=== Input material ===

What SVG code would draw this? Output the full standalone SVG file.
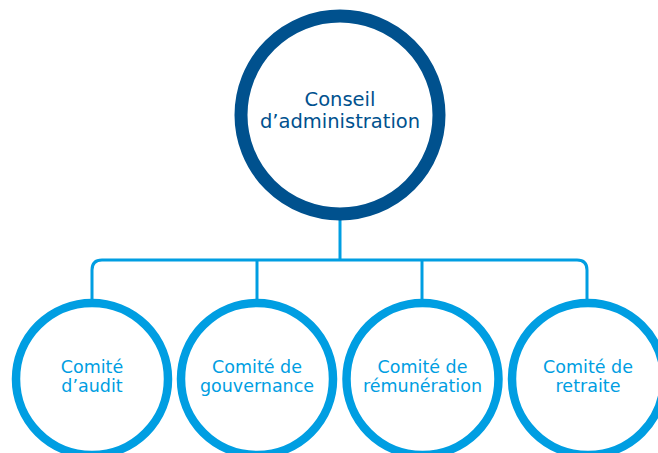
<svg xmlns="http://www.w3.org/2000/svg" width="658" height="453" viewBox="0 0 658 453">
<style>
.conn{fill:none;stroke:#009ee2;stroke-width:3}
.top{fill:#fff;stroke:#00518e;stroke-width:13}
.sub{fill:#fff;stroke:#009ee2;stroke-width:8.5}
.t1{font-family:"DejaVu Sans","Liberation Sans",sans-serif;font-size:19.5px;fill:#00518e;text-anchor:middle}
.t2{font-family:"DejaVu Sans","Liberation Sans",sans-serif;font-size:17.5px;fill:#009ee2;text-anchor:middle}
</style>
<rect width="658" height="453" fill="#fff"/>
<g id="connectors">
<path class="conn" d="M340 215 V260"/>
<path class="conn" d="M92 300 V270 Q92 260 102 260 H577 Q587 260 587 270 V300"/>
<path class="conn" d="M257 260 V300"/>
<path class="conn" d="M422 260 V300"/>
</g>
<g id="conseil">
<circle class="top" cx="340" cy="115" r="99"/>
<text class="t1" x="340" y="106">Conseil</text>
<text class="t1" x="340" y="128">d’administration</text>
</g>
<g id="audit">
<circle class="sub" cx="92" cy="379" r="76"/>
<text class="t2" x="92" y="373">Comité</text>
<text class="t2" x="92" y="392">d’audit</text>
</g>
<g id="gouvernance">
<circle class="sub" cx="257" cy="379" r="76"/>
<text class="t2" x="257" y="373">Comité de</text>
<text class="t2" x="257" y="392">gouvernance</text>
</g>
<g id="remuneration">
<circle class="sub" cx="422.5" cy="379" r="76"/>
<text class="t2" x="422.5" y="373">Comité de</text>
<text class="t2" x="422.5" y="392">rémunération</text>
</g>
<g id="retraite">
<circle class="sub" cx="588" cy="379" r="76"/>
<text class="t2" x="588" y="373">Comité de</text>
<text class="t2" x="588" y="392">retraite</text>
</g>
</svg>
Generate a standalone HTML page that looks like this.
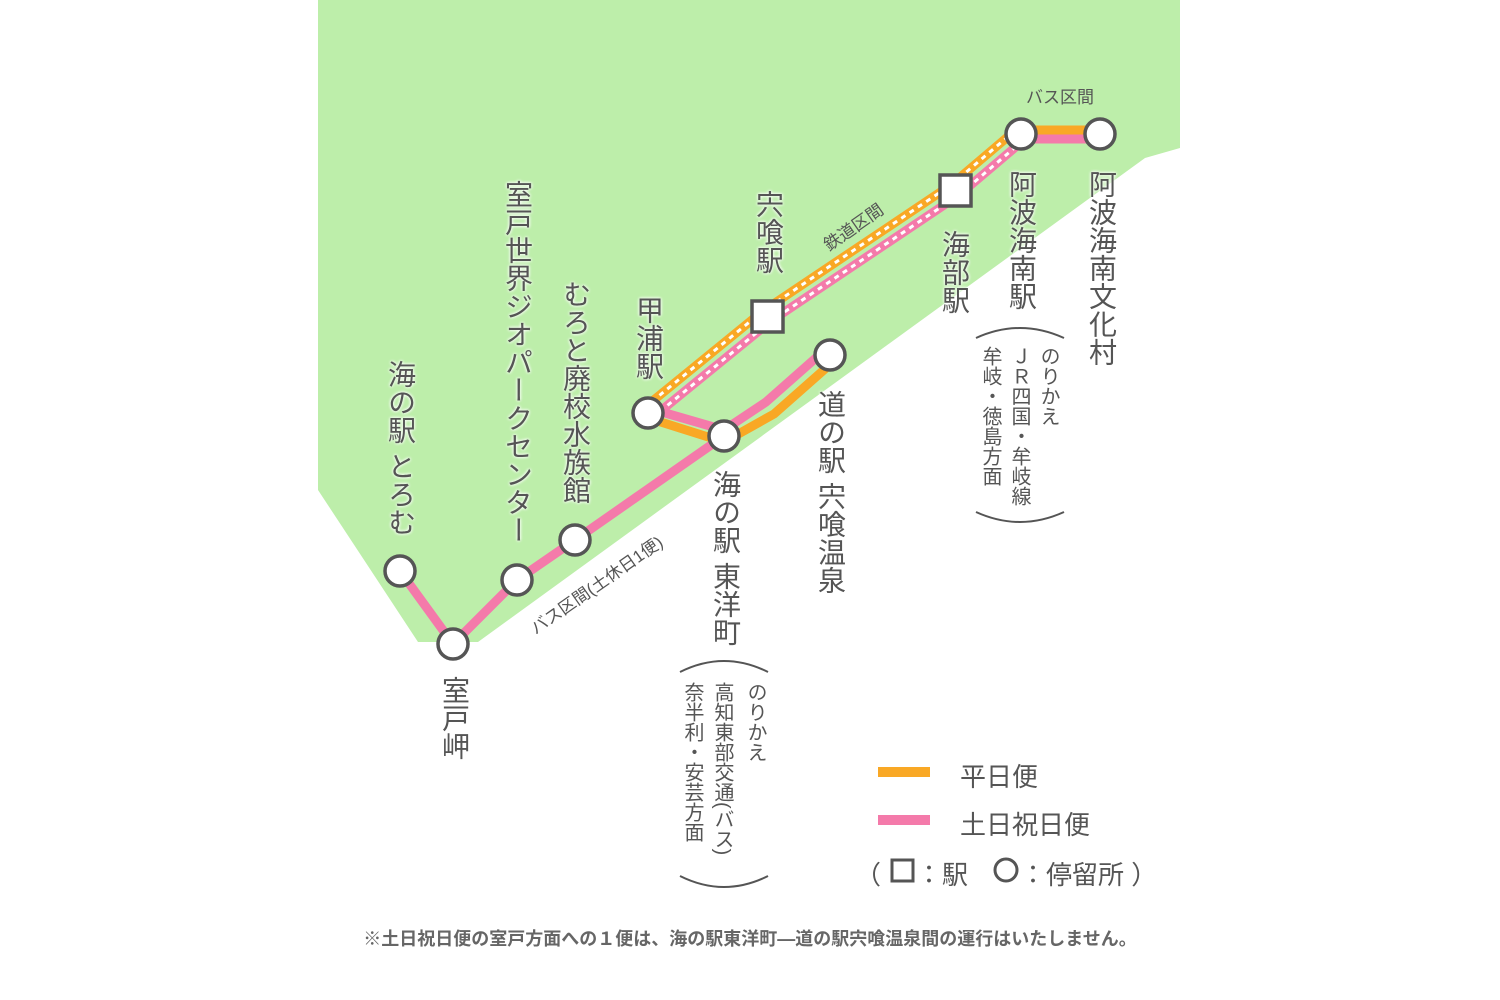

===

## Written request
Repeat the lines above exactly, and keep every picture out.

## Task answer
What SVG code would draw this? Output the full standalone SVG file.
<svg xmlns="http://www.w3.org/2000/svg" width="658" height="453" viewBox="0 0 658 453">
<style>
.conn{fill:none;stroke:#009ee2;stroke-width:3}
.top{fill:#fff;stroke:#00518e;stroke-width:13}
.sub{fill:#fff;stroke:#009ee2;stroke-width:8.5}
.t1{font-family:"DejaVu Sans","Liberation Sans",sans-serif;font-size:19.5px;fill:#00518e;text-anchor:middle}
.t2{font-family:"DejaVu Sans","Liberation Sans",sans-serif;font-size:17.5px;fill:#009ee2;text-anchor:middle}
</style>
<rect width="658" height="453" fill="#fff"/>
<g id="connectors">
<path class="conn" d="M340 215 V260"/>
<path class="conn" d="M92 300 V270 Q92 260 102 260 H577 Q587 260 587 270 V300"/>
<path class="conn" d="M257 260 V300"/>
<path class="conn" d="M422 260 V300"/>
</g>
<g id="conseil">
<circle class="top" cx="340" cy="115" r="99"/>
<text class="t1" x="340" y="106">Conseil</text>
<text class="t1" x="340" y="128">d’administration</text>
</g>
<g id="audit">
<circle class="sub" cx="92" cy="379" r="76"/>
<text class="t2" x="92" y="373">Comité</text>
<text class="t2" x="92" y="392">d’audit</text>
</g>
<g id="gouvernance">
<circle class="sub" cx="257" cy="379" r="76"/>
<text class="t2" x="257" y="373">Comité de</text>
<text class="t2" x="257" y="392">gouvernance</text>
</g>
<g id="remuneration">
<circle class="sub" cx="422.5" cy="379" r="76"/>
<text class="t2" x="422.5" y="373">Comité de</text>
<text class="t2" x="422.5" y="392">rémunération</text>
</g>
<g id="retraite">
<circle class="sub" cx="588" cy="379" r="76"/>
<text class="t2" x="588" y="373">Comité de</text>
<text class="t2" x="588" y="392">retraite</text>
</g>
</svg>
Generate a standalone HTML page that looks like this.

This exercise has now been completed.